The differences between this place and what we expect for health care in the U.S. were easily and readily noticed. Wednesday, I think the whole group would agree, could be described as a shock to the system. We’ve been in class for eight months, learning the regimented and strictly structured techniques that underlie American medicine, and now we find ourselves at a long-standing and effectively functioning hospital in Tanzania that doesn’t have the luxury of being able to implement many of those things the way we do. Rooms lined with simply framed beds, as many as 10 or 12 in the same room, were speckled with home-brought linens and patients diagnosed with a variety of issues. For Kilema’s total capacity of 150 beds, there are just seven doctors and only about one nurse for every 10 or more patients. The public-private partnership between the Tanzanian Government and the Diocese of Moshi supports the hospital, which serves a catchment area of 300,000, but the funding is limited and inconsistent, resulting in a scarcity of resources. We went to bed Wednesday struck by how differently two places function even when serving the same goals of health care.

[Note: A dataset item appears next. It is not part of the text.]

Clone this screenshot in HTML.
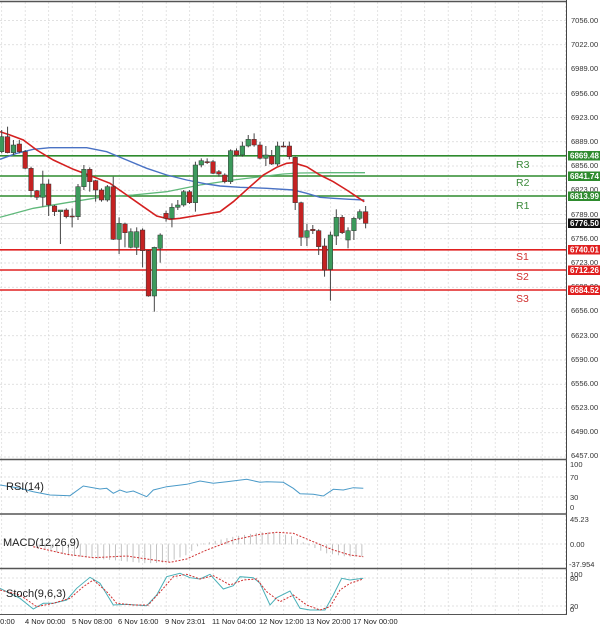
<!DOCTYPE html>
<html><head><meta charset="utf-8"><style>
html,body{margin:0;padding:0;background:#fff;width:600px;height:631px;overflow:hidden}
svg{display:block;font-family:"Liberation Sans",sans-serif}
</style></head><body>
<svg id="s" width="600" height="631" viewBox="0 0 600 631" xmlns="http://www.w3.org/2000/svg">
<rect width="600" height="631" fill="#fff"/>
<g id="grid"></g>
<g id="plots"></g>
<line x1="0" y1="1.5" x2="567" y2="1.5" stroke="#555" stroke-width="1.5"/>
<line x1="566.5" y1="0" x2="566.5" y2="615" stroke="#444" stroke-width="1"/>
<line x1="0" y1="459.5" x2="567" y2="459.5" stroke="#555" stroke-width="1.5"/>
<line x1="0" y1="514" x2="567" y2="514" stroke="#555" stroke-width="1.5"/>
<line x1="0" y1="568.5" x2="567" y2="568.5" stroke="#555" stroke-width="1.5"/>
<line x1="0" y1="614.5" x2="567" y2="614.5" stroke="#555" stroke-width="1"/>
<g font-size="7.5" fill="#333">
<text x="571" y="23">7056.00</text><text x="571" y="47">7022.00</text><text x="571" y="71">6989.00</text>
<text x="571" y="96">6956.00</text><text x="571" y="120">6923.00</text><text x="571" y="144">6889.00</text>
<text x="571" y="168">6856.00</text><text x="571" y="192">6823.00</text><text x="571" y="217">6789.00</text>
<text x="571" y="241">6756.00</text><text x="571" y="265">6723.00</text><text x="571" y="289">6690.00</text>
<text x="571" y="313">6656.00</text><text x="571" y="338">6623.00</text><text x="571" y="362">6590.00</text>
<text x="571" y="386">6556.00</text><text x="571" y="410">6523.00</text><text x="571" y="434">6490.00</text>
<text x="571" y="458">6457.00</text>
<text x="570" y="467">100</text><text x="570" y="480">70</text><text x="570" y="500">30</text><text x="570" y="510">0</text>
<text x="570" y="522">45.23</text><text x="570" y="547">0.00</text><text x="569" y="567">-37.954</text>
<text x="570" y="577">100</text><text x="570" y="581">80</text><text x="570" y="609">20</text><text x="570" y="612">0</text>
</g>
<g font-size="7.5" fill="#222">
<text x="-4" y="624">20:00</text><text x="25" y="624">4 Nov 00:00</text><text x="72" y="624">5 Nov 08:00</text>
<text x="118" y="624">6 Nov 16:00</text><text x="165" y="624">9 Nov 23:01</text><text x="212" y="624">11 Nov 04:00</text>
<text x="259" y="624">12 Nov 12:00</text><text x="306" y="624">13 Nov 20:00</text><text x="353" y="624">17 Nov 00:00</text>
</g>
<g font-size="8" font-weight="bold" fill="#fff">
<rect x="568" y="151" width="32" height="9.5" fill="#2e8b2e"/><text x="570" y="158.5">6869.48</text>
<rect x="568" y="171.5" width="32" height="9.5" fill="#2e8b2e"/><text x="570" y="179">6841.74</text>
<rect x="568" y="191.5" width="32" height="9.5" fill="#2e8b2e"/><text x="570" y="199">6813.99</text>
<rect x="568" y="218.5" width="32" height="9.5" fill="#111"/><text x="570" y="226">6776.50</text>
<rect x="568" y="245" width="32" height="9.5" fill="#e02020"/><text x="570" y="252.5">6740.01</text>
<rect x="568" y="265.5" width="32" height="9.5" fill="#e02020"/><text x="570" y="273">6712.26</text>
<rect x="568" y="285.5" width="32" height="9.5" fill="#e02020"/><text x="570" y="293">6684.52</text>
</g>
<g font-size="10.5">
<text x="516" y="168" fill="#3a8a3a">R3</text><text x="516" y="186" fill="#3a8a3a">R2</text><text x="516" y="209" fill="#3a8a3a">R1</text>
<text x="516" y="260" fill="#d03030">S1</text><text x="516" y="280" fill="#d03030">S2</text><text x="516" y="302" fill="#d03030">S3</text>
</g>
<g font-size="11" fill="#222">
<text x="6" y="490">RSI(14)</text><text x="3" y="546">MACD(12,26,9)</text><text x="6" y="597">Stoch(9,6,3)</text>
</g>
</svg>
<script>
var NS="http://www.w3.org/2000/svg",g=document.getElementById('grid'),p=document.getElementById('plots');
function el(par,t,a){var e=document.createElementNS(NS,t);for(var k in a)e.setAttribute(k,a[k]);par.insertBefore?par.appendChild(e):0;return e;}
for(var x=1.7;x<566;x+=23.5){[[2,459],[460,513],[515,568],[569,614]].forEach(function(r){el(g,'line',{x1:x,y1:r[0],x2:x,y2:r[1],stroke:'#d8d8d8','stroke-width':0.7,'stroke-dasharray':'2,2'});});}
for(var i=0;i<19;i++){var y=20.5+i*24.25;el(g,'line',{x1:0,y1:y,x2:566,y2:y,stroke:'#d8d8d8','stroke-width':0.7,'stroke-dasharray':'2,2'});}
[477,497,544,578,606].forEach(function(y){el(g,'line',{x1:0,y1:y,x2:566,y2:y,stroke:'#d8d8d8','stroke-width':0.7,'stroke-dasharray':'2,2'});});
[[155.8,'#2e8b2e'],[176,'#2e8b2e'],[196,'#2e8b2e'],[249.8,'#e02020'],[270,'#e02020'],[290,'#e02020']].forEach(function(l){el(p,'line',{x1:0,y1:l[0],x2:567,y2:l[0],stroke:l[1],'stroke-width':1.6});});
el(p,'line',{x1:0,y1:223.4,x2:567,y2:223.4,stroke:'#ccc','stroke-width':0.7});
function Y(z){return 110+z/3;}
function Z(z){return 455+z/3;}
function line(pts,col,w,dash,zy){var d=pts.map(function(q,i){return (i?'L':'M')+(q[0]/3).toFixed(1)+' '+(zy(q[1])).toFixed(1);}).join(' ');var a={d:d,fill:'none',stroke:col,'stroke-width':w};if(dash)a['stroke-dasharray']=dash;el(p,'path',a);}
line([[0,322],[100,295],[200,278],[300,262],[400,255],[500,245],[600,225],[700,210],[800,198],[850,192],[900,189],[990,188],[1095,188]],'#5fb87a',1.3,null,Y);
line([[0,148],[50,130],[100,118],[150,113],[260,113],[320,125],[380,150],[440,175],[500,195],[560,210],[620,222],[660,228],[720,232],[800,235],[880,240],[920,250],[960,262],[1000,265],[1050,268],[1093,270]],'#4a72c4',1.4,null,Y);
line([[0,65],[30,75],[70,90],[110,120],[160,150],[220,178],[280,200],[330,220],[380,255],[430,290],[470,318],[510,328],[540,325],[600,315],[660,305],[700,275],[750,230],[790,195],[830,172],[860,160],[880,158],[920,170],[960,195],[1000,215],[1040,240],[1070,260],[1093,275]],'#d42020',1.6,null,Y);
var C=[[125,80,60,130],[80,128,50,130],[128,105,90,135],[102,125,90,130],[125,175,120,178],[175,242,170,262],[242,262,240,270],[262,222,182,290],[222,285,208,318],[288,305,285,318],[305,300,300,402],[300,320,295,325],[318,320,295,352],[320,230,222,330],[230,178,165,240],[178,215,172,245],[212,240,210,275],[240,270,235,275],[270,230,225,275],[230,388,200,390],[388,340,322,432],[342,368,338,412],[412,365,355,415],[412,365,352,435],[360,422,355,472],[422,558,420,560],[558,412,410,605],[415,375,370,458],[310,325,302,335],[325,292,280,352],[292,285,270,300],[285,245,240,290],[245,278,240,282],[278,165,155,305],[165,152,145,172],[155,156,145,162],[155,190,150,192],[185,192,180,200],[195,215,190,220],[215,122,118,222],[122,135,115,140],[135,108,95,140],[108,88,75,112],[88,105,70,110],[105,145,95,148],[145,135,108,168],[138,162,120,165],[162,108,95,168],[108,108,95,112],[108,140,95,148],[142,278,140,300],[278,382,275,408],[382,362,342,408],[358,362,345,372],[362,410,358,435],[408,480,385,500],[478,375,365,572],[378,322,298,405],[322,368,315,372],[390,362,352,415],[362,325,320,390],[325,305,298,330],[305,340,288,355]];
C.forEach(function(c,i){var x=1.7+5.87*i;var up=c[1]<c[0];var t=Y(Math.min(c[0],c[1])),b=Y(Math.max(c[0],c[1]));if(b-t<1)b=t+1;
el(p,'line',{x1:x,y1:Y(c[2]),x2:x,y2:Y(c[3]),stroke:'#444','stroke-width':1});
el(p,'rect',{x:x-2.3,y:t,width:4.6,height:b-t,fill:up?'#3c9a5c':'#c42222',stroke:'#333','stroke-width':0.5});});
// RSI
line([[0,90],[60,100],[100,110],[150,120],[210,122],[250,93],[300,102],[320,100],[340,115],[360,105],[380,112],[400,108],[440,125],[460,105],[500,95],[560,88],[600,78],[640,85],[680,80],[740,73],[780,82],[800,80],[850,82],[880,100],[900,116],[940,118],[970,123],[1000,103],[1030,105],[1060,98],[1090,100]],'#4a9ac8',1,null,Z);
// MACD
function interp(a,x){for(var i=1;i<a.length;i++)if(x<=a[i][0]){var f=(x-a[i-1][0])/(a[i][0]-a[i-1][0]);return a[i-1][1]+f*(a[i][1]-a[i-1][1]);}return a[a.length-1][1];}
var hist=[[100,272],[200,300],[300,312],[440,325],[500,322],[560,300],[600,268],[700,245],[780,232],[830,232],[880,245],[920,268],[980,295],[1040,305],[1095,305]];
for(var zx=100;zx<=1095;zx+=17.6){var v=interp(hist,zx);el(p,'line',{x1:zx/3,y1:Z(268),x2:zx/3,y2:Z(v),stroke:'#bbb','stroke-width':0.9});}
line([[100,275],[200,298],[280,308],[380,303],[440,312],[510,322],[560,312],[620,285],[700,255],[780,238],[830,232],[880,235],[940,260],[1000,285],[1050,300],[1090,305]],'#d03030',1,'2,1.5',Z);
// Stoch
var st=[[0,400],[60,430],[100,462],[130,445],[160,445],[200,435],[230,400],[270,367],[300,385],[340,450],[380,448],[440,452],[470,420],[500,365],[540,355],[570,368],[600,372],[630,358],[670,402],[700,392],[720,365],[760,368],[780,385],[810,450],[830,428],[870,408],[900,460],[930,465],[975,465],[1000,420],[1025,370],[1050,375],[1090,370]];
line(st,'#4ab0b8',1,null,Z);
line([[0,405],[60,420],[110,455],[160,445],[210,430],[250,395],[280,375],[320,410],[350,445],[400,450],[445,450],[490,400],[520,365],[560,358],[600,372],[640,362],[690,390],[730,375],[770,372],[800,410],[840,440],[880,420],[920,450],[960,465],[990,455],[1020,405],[1050,385],[1090,372]],'#d03030',1,'2,1.5',Z);
</script>
</body></html>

Today we completed our first full day of clinical rotations, and I think the dust is beginning to settle now. Every member of the staff here at Kilema has welcomed us with open arms and readily been willing to include us in their care for patients. The doctors and nurses are putting forth such an effort to teach us in English what they do and why. Their gratitude and tendency toward hospitality are truly amazing and humbling. There are obvious procedural differences in our health systems, yes, but we’ve seen firsthand that they are able to provide patient care whether or not it is in a familiar way. As we continue, I have no doubt we will be learning quite a bit from their resourcefulness, and I have a growing appreciation for the value of differences.